▸ Prompt
Copy everything from the line with "Convert this chart" down to the line with "const ref = useRef<HTMLCanvasElement", inclusive of both, exactly as written; leave out all pictures.

▸ Data supplied
------------------------------------------------
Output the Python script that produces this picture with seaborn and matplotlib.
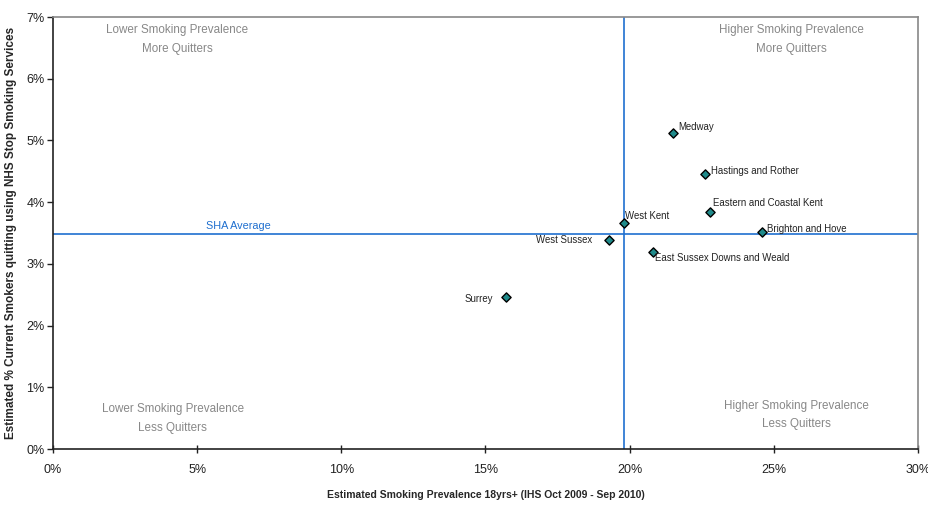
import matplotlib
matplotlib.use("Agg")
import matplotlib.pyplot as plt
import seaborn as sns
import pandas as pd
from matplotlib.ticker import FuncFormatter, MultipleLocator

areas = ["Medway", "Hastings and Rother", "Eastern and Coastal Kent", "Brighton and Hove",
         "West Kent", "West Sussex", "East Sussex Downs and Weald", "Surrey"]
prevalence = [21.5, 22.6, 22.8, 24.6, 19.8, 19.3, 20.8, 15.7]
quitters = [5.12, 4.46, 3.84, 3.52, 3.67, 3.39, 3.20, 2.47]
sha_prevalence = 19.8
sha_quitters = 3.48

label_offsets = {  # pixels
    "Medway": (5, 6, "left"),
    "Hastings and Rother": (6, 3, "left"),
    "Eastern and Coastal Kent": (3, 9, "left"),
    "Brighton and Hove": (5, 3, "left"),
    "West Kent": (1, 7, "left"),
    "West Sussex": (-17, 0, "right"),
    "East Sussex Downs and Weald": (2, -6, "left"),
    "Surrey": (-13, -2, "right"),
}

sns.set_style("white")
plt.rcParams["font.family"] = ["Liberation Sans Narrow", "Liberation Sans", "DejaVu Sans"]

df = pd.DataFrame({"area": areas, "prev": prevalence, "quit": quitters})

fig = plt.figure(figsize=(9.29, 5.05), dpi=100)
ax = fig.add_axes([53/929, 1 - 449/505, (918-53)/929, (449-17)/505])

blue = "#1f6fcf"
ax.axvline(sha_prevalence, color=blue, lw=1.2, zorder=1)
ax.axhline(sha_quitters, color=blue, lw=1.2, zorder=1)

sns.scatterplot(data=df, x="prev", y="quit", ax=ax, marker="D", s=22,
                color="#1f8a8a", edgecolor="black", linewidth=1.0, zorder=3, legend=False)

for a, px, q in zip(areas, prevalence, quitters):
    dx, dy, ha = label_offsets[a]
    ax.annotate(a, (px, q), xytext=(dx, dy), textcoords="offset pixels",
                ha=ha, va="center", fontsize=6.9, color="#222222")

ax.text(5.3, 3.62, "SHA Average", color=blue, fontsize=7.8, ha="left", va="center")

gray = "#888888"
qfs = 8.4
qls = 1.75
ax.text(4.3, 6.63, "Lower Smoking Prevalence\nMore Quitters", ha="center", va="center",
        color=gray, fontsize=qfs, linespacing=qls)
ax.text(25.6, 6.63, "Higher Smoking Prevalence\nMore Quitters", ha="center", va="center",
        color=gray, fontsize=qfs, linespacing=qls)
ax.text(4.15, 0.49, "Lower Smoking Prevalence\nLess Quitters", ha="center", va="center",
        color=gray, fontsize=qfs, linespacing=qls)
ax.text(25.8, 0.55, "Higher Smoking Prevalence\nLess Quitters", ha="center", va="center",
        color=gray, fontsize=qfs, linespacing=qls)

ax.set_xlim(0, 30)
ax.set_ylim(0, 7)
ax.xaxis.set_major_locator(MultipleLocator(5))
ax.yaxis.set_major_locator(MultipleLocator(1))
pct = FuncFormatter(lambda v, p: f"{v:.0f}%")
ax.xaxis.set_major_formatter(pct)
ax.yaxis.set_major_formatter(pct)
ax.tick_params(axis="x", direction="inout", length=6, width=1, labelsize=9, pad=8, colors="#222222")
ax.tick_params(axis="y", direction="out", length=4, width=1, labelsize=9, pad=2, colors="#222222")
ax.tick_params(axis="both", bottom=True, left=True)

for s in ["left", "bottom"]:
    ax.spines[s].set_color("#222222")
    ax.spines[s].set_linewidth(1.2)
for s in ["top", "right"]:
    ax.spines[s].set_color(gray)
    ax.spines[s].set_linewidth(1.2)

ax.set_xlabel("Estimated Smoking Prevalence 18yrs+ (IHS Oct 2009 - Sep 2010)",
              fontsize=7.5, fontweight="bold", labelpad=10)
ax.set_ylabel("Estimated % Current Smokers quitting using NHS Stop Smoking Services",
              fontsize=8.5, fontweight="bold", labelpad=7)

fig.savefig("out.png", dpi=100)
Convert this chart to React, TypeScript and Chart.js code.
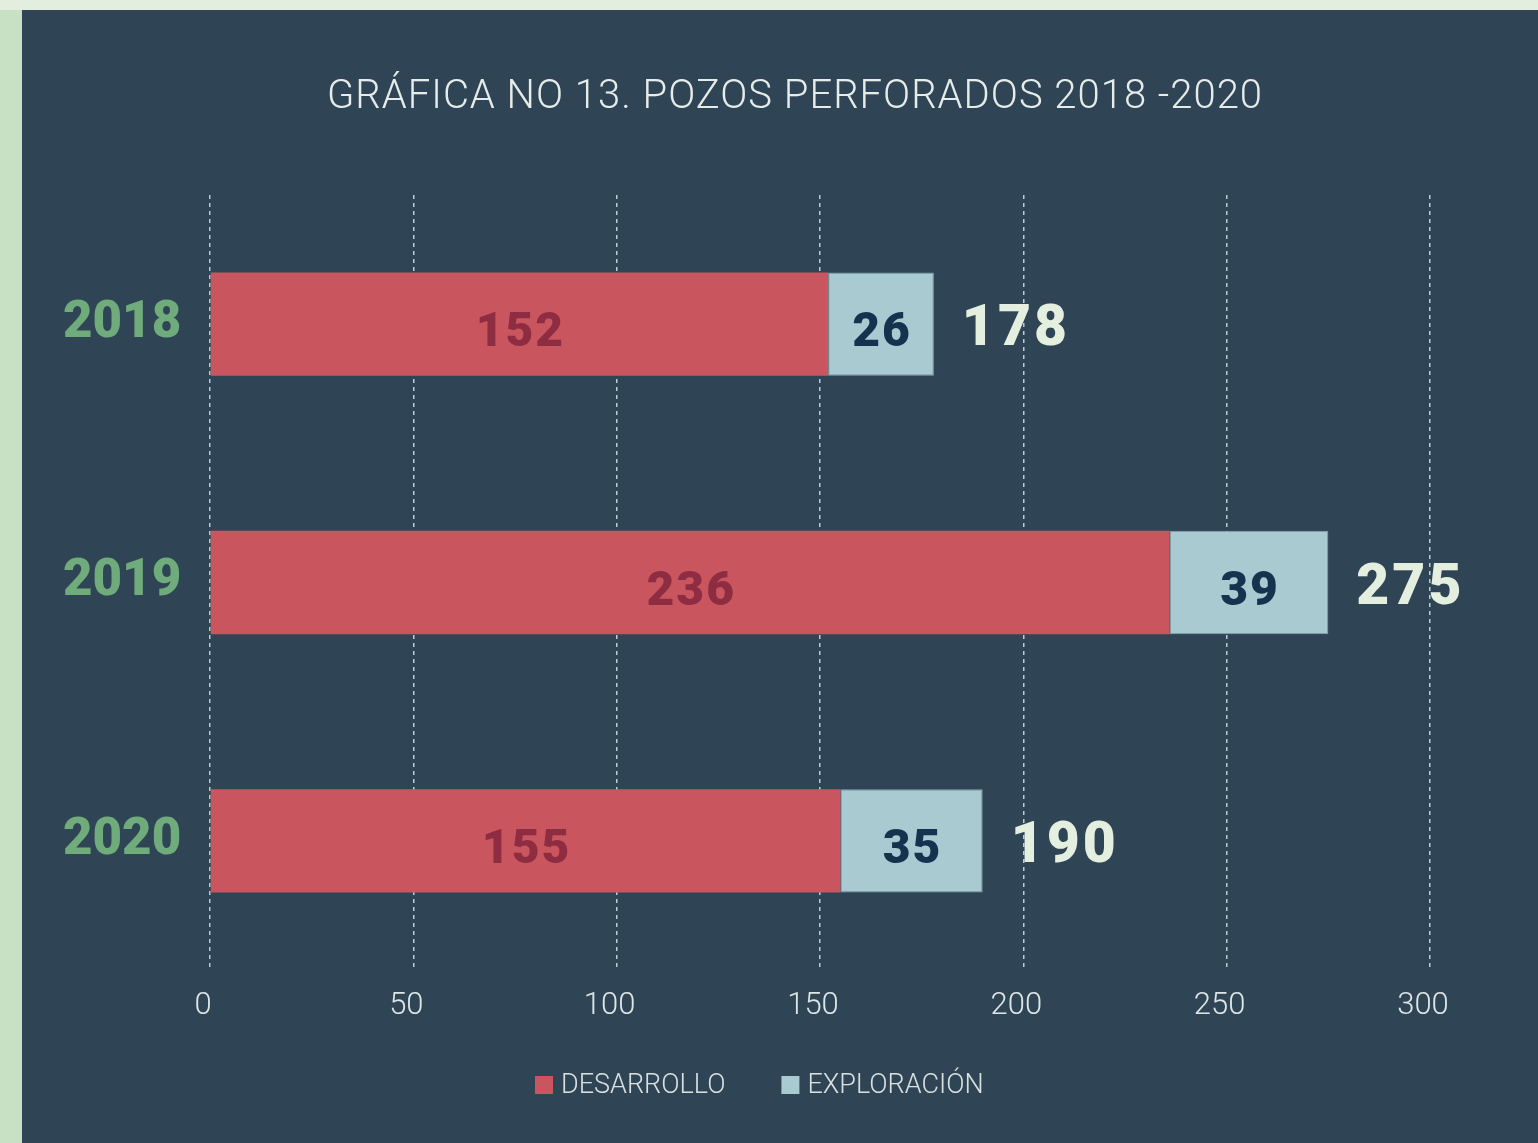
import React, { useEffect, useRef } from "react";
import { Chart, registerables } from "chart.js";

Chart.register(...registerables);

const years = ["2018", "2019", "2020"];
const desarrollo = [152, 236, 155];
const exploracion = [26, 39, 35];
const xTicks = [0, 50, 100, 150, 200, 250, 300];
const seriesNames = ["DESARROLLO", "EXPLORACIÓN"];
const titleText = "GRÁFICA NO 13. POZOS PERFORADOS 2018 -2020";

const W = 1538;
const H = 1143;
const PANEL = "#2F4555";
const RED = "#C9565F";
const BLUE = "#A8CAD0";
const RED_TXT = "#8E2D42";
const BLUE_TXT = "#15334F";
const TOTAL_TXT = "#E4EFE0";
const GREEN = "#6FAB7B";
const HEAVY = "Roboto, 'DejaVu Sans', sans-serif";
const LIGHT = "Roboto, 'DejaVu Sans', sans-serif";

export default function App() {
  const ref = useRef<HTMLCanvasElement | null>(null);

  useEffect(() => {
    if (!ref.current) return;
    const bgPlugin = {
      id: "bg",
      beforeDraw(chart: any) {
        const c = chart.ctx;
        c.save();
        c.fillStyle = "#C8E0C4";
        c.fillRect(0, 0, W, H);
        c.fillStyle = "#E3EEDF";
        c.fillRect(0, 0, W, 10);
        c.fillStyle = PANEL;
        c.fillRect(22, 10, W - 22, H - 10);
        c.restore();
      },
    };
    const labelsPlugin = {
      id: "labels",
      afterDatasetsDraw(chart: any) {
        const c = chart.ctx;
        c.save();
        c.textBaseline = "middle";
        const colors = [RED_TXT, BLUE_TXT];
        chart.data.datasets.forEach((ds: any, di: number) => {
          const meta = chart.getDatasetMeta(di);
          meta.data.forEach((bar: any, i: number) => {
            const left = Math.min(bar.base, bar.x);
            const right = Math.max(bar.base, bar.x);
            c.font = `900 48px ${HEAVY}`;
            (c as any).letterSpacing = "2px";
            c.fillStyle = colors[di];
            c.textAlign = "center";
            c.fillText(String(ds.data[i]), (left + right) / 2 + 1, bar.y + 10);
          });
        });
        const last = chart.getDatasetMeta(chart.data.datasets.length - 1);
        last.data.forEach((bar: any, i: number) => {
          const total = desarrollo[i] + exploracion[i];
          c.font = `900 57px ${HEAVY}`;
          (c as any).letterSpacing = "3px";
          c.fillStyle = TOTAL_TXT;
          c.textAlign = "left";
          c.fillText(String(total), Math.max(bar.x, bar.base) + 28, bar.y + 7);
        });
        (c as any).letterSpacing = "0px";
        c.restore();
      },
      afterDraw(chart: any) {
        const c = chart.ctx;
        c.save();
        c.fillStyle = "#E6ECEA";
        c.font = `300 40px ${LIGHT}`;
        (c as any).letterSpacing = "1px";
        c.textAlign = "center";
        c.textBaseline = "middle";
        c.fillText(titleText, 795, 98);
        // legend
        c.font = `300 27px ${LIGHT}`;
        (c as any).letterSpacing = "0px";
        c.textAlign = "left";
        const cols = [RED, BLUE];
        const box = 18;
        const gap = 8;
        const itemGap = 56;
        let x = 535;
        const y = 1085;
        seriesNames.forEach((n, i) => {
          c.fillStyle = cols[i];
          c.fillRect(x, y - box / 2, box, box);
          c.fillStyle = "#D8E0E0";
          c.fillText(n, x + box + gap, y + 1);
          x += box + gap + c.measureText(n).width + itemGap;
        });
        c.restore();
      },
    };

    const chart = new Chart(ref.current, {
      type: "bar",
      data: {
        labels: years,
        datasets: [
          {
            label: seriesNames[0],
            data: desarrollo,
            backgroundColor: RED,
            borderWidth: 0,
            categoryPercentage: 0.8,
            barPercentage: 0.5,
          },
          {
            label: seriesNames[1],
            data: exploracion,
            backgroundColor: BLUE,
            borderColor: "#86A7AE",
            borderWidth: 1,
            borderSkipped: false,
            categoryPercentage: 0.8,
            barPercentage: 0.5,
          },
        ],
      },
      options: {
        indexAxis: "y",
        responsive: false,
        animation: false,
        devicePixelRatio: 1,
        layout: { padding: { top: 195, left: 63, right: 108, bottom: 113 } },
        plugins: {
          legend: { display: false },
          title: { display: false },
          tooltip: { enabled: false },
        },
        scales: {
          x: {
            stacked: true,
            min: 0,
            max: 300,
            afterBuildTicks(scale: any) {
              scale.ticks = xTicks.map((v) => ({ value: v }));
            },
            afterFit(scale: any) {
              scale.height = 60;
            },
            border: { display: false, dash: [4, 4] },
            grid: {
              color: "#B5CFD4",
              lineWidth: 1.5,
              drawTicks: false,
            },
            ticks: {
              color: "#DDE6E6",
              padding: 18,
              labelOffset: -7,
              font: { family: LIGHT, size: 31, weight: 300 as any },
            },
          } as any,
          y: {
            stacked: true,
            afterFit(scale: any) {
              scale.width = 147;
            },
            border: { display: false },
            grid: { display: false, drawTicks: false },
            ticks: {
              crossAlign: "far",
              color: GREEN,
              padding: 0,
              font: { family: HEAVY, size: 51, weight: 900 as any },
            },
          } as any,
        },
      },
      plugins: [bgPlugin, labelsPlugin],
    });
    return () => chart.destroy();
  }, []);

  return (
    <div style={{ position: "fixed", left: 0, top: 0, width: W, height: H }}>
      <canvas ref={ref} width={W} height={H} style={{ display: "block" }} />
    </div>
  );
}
------------------------------------------------
▸ Written answer
Convert this chart to React, TypeScript and Chart.js code.
import React, { useEffect, useRef } from "react";
import { Chart, registerables } from "chart.js";

Chart.register(...registerables);

const years = ["2018", "2019", "2020"];
const desarrollo = [152, 236, 155];
const exploracion = [26, 39, 35];
const xTicks = [0, 50, 100, 150, 200, 250, 300];
const seriesNames = ["DESARROLLO", "EXPLORACIÓN"];
const titleText = "GRÁFICA NO 13. POZOS PERFORADOS 2018 -2020";

const W = 1538;
const H = 1143;
const PANEL = "#2F4555";
const RED = "#C9565F";
const BLUE = "#A8CAD0";
const RED_TXT = "#8E2D42";
const BLUE_TXT = "#15334F";
const TOTAL_TXT = "#E4EFE0";
const GREEN = "#6FAB7B";
const HEAVY = "Roboto, 'DejaVu Sans', sans-serif";
const LIGHT = "Roboto, 'DejaVu Sans', sans-serif";

export default function App() {
  const ref = useRef<HTMLCanvasElement | null>(null);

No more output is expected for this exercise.